Watch the two videos in advance and make notes of all the ISO files that are going to be needed. While doing the procedures, I found it easiest to follow the videos on a separate laptop so as not to miss anything.

  1. Download ISO files and have them ready in a directory on the host system.
  2. Have all eighteen Excel and Word floppy images ready on the host system. Copy the first one of each installation to a backup and make the originals writable.
  3. Perform the actions in video 1 above. Do them in this order: 1, 2, 10, 3-9, 11-15. The rest are optional.
  4. Do the registry edit above to stop Display Doctor popping itself up all the time.
  5. Take a clone of the VM at this point in case of blunders in the rest of the installation.
  6. Create the file C:\WINDOWS\COMMAND\SHARE.EXE with any content.
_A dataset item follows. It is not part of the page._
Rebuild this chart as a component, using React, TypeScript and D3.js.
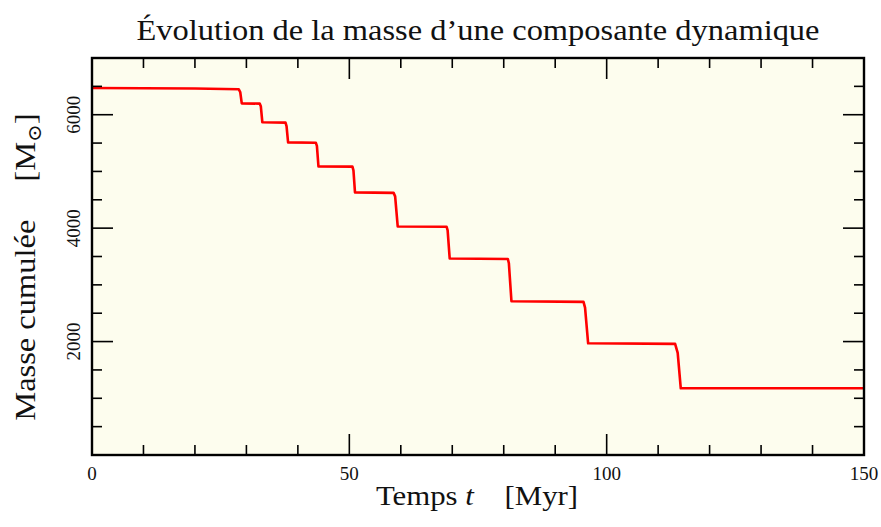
import React from "react";
import * as d3 from "d3";

// données
const timeMyr = [0, 20, 28.5, 28.8, 29.1, 32.6, 32.8, 33.1, 37.6, 37.8, 38.1, 43.5, 43.7, 44.0, 50.6, 50.8, 51.1, 58.6, 58.9, 59.4, 68.9, 69.1, 69.5, 80.8, 81.0, 81.5, 95.5, 95.8, 96.4, 113.3, 113.8, 114.4, 150];
const massSun = [6470, 6462, 6450, 6400, 6200, 6195, 6150, 5866, 5860, 5800, 5513, 5505, 5450, 5089, 5085, 5020, 4630, 4622, 4560, 4030, 4025, 3960, 3465, 3455, 3380, 2711, 2700, 2600, 1970, 1960, 1800, 1176, 1176];

const xMajorTicks = [0, 50, 100, 150];
const xMinorTicks = d3.range(0, 151, 10);
const yMajorTicks = [2000, 4000, 6000];
const yMinorTicks = d3.range(0, 7001, 500);

const title = "Évolution de la masse d’une composante dynamique";
const xLabel = "Temps ";
const yLabel = "Masse cumulée";

const W = 881;
const H = 527;
const margin = { top: 58, right: 17, bottom: 72, left: 92 };
const font = "'Liberation Serif', 'DejaVu Serif', serif";

export default function App() {
  const x = d3.scaleLinear().domain([0, 150]).range([margin.left, W - margin.right]);
  const y = d3.scaleLinear().domain([0, 7000]).range([H - margin.bottom, margin.top]);
  const [x0, x1] = x.range();
  const [y0, y1] = y.range();

  const pts = timeMyr.map((t, i) => [t, massSun[i]] as [number, number]);
  const line = d3.line<[number, number]>().x(d => x(d[0])).y(d => y(d[1]));

  const major = 21;
  const minor = 10;

  return (
    <svg width={W} height={H} style={{ position: "absolute", left: 0, top: 0 }} fontFamily={font}>
      <rect x={0} y={0} width={W} height={H} fill="white" />
      <rect x={x0} y={y1} width={x1 - x0} height={y0 - y1} fill="#fdfdee" />
      <path d={line(pts) ?? ""} fill="none" stroke="#ff0000" strokeWidth={2.6} strokeLinejoin="round" />

      {/* ticks x, bas et haut */}
      {xMinorTicks.map(t => {
        const len = xMajorTicks.includes(t) ? major : minor;
        return (
          <g key={"x" + t} stroke="black" strokeWidth={1.6}>
            <line x1={x(t)} x2={x(t)} y1={y0} y2={y0 - len} />
            <line x1={x(t)} x2={x(t)} y1={y1} y2={y1 + len} />
          </g>
        );
      })}
      {yMinorTicks.map(v => {
        const len = yMajorTicks.includes(v) ? major : minor;
        return (
          <g key={"y" + v} stroke="black" strokeWidth={1.6}>
            <line x1={x0} x2={x0 + len} y1={y(v)} y2={y(v)} />
            <line x1={x1} x2={x1 - len} y1={y(v)} y2={y(v)} />
          </g>
        );
      })}
      <rect x={x0} y={y1} width={x1 - x0} height={y0 - y1} fill="none" stroke="black" strokeWidth={2.4} />

      {xMajorTicks.map(t => (
        <text key={"xl" + t} x={x(t)} y={480} textAnchor="middle" fontSize={19} fill="#111">{t}</text>
      ))}
      {yMajorTicks.map(v => (
        <text key={"yl" + v} transform={`translate(80,${y(v)}) rotate(-90)`} textAnchor="middle" fontSize={19} fill="#111">{v}</text>
      ))}

      <text x={478} y={40} textAnchor="middle" fontSize={29} textLength={683} lengthAdjust="spacingAndGlyphs" fill="#111">{title}</text>
      <text transform="translate(477,505) scale(1.1,1)" textAnchor="middle" fontSize={28} fill="#111">
        {xLabel}<tspan fontStyle="italic">t</tspan><tspan dx={28}>[Myr]</tspan>
      </text>
      <text transform={`translate(35,267) rotate(-90) scale(1.12,1)`} textAnchor="middle" fontSize={29} fill="#111">
        {yLabel}<tspan dx={34}>[M</tspan><tspan fontSize={19} dy={6}>⊙</tspan><tspan dy={-6}>]</tspan>
      </text>
    </svg>
  );
}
  7. Carry out the installation of Excel 5.0 and Word 6.0 as described above. Install every component, as after the Auto Patcher has been run, the installers will never work again.
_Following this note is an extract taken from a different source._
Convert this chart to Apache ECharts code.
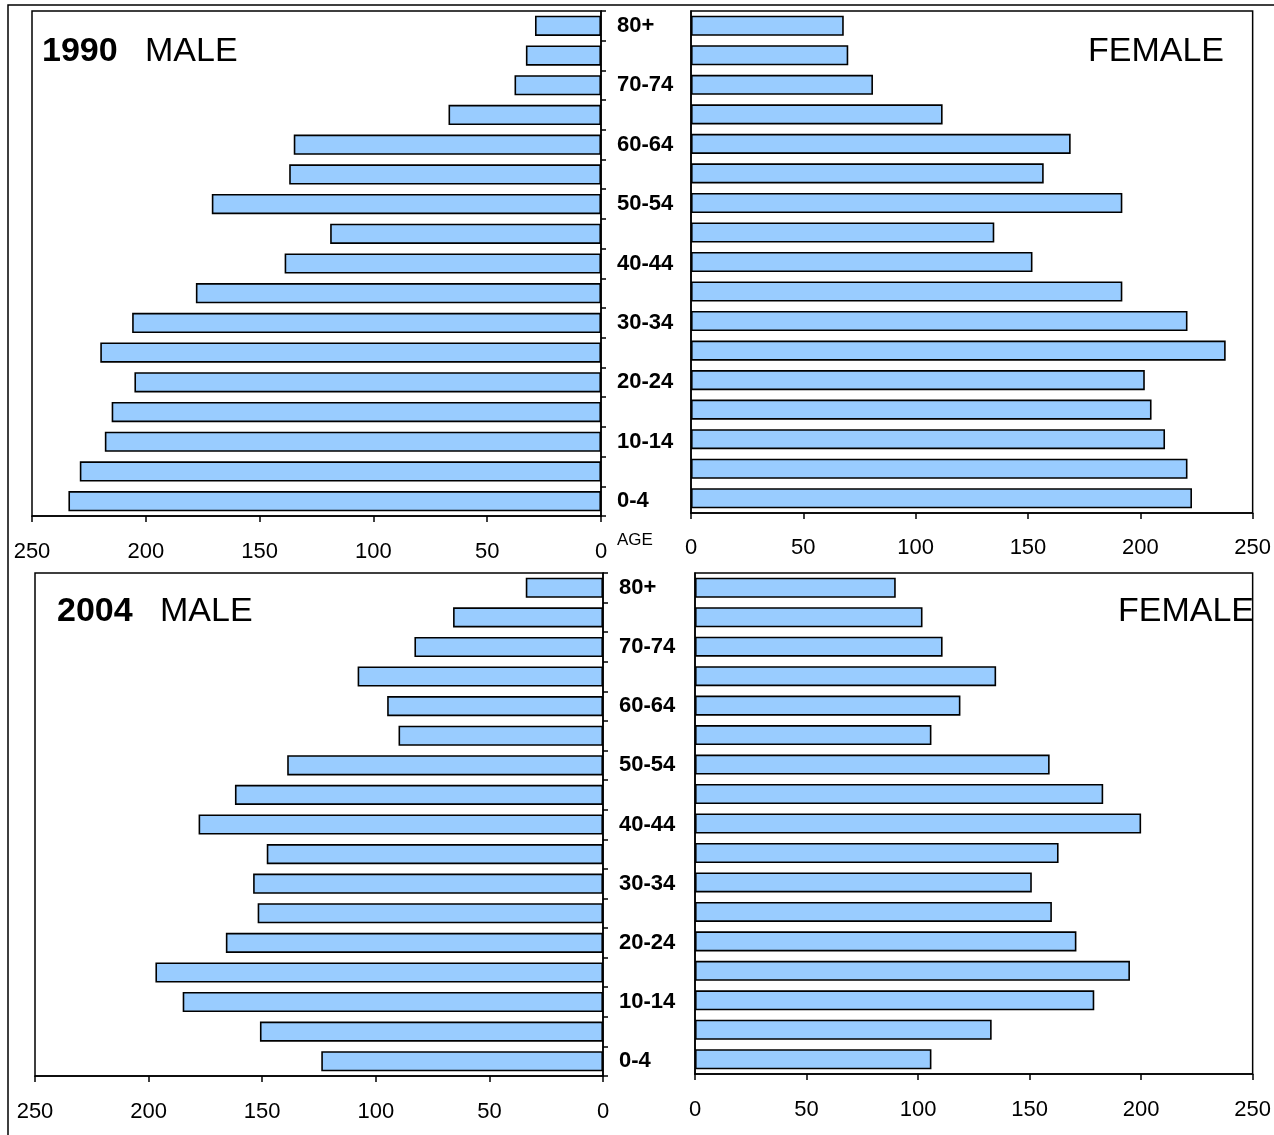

  8. Perform the actions in video 2, omitting steps 7 and 9 as there is no sound card connected to the Beebox. Don't do anything else, even on the host system, while the Auto Patcher is working!
  9. Install Office 2000 Excel and Word components. This has to be done after Excel 5.0 and Word 6.0, as Microsoft won't allow older versions than existing ones to be installed.

With everything done, there's about 900MB space left on the 2GB virtual disk, plenty for the kind of files I will be working on.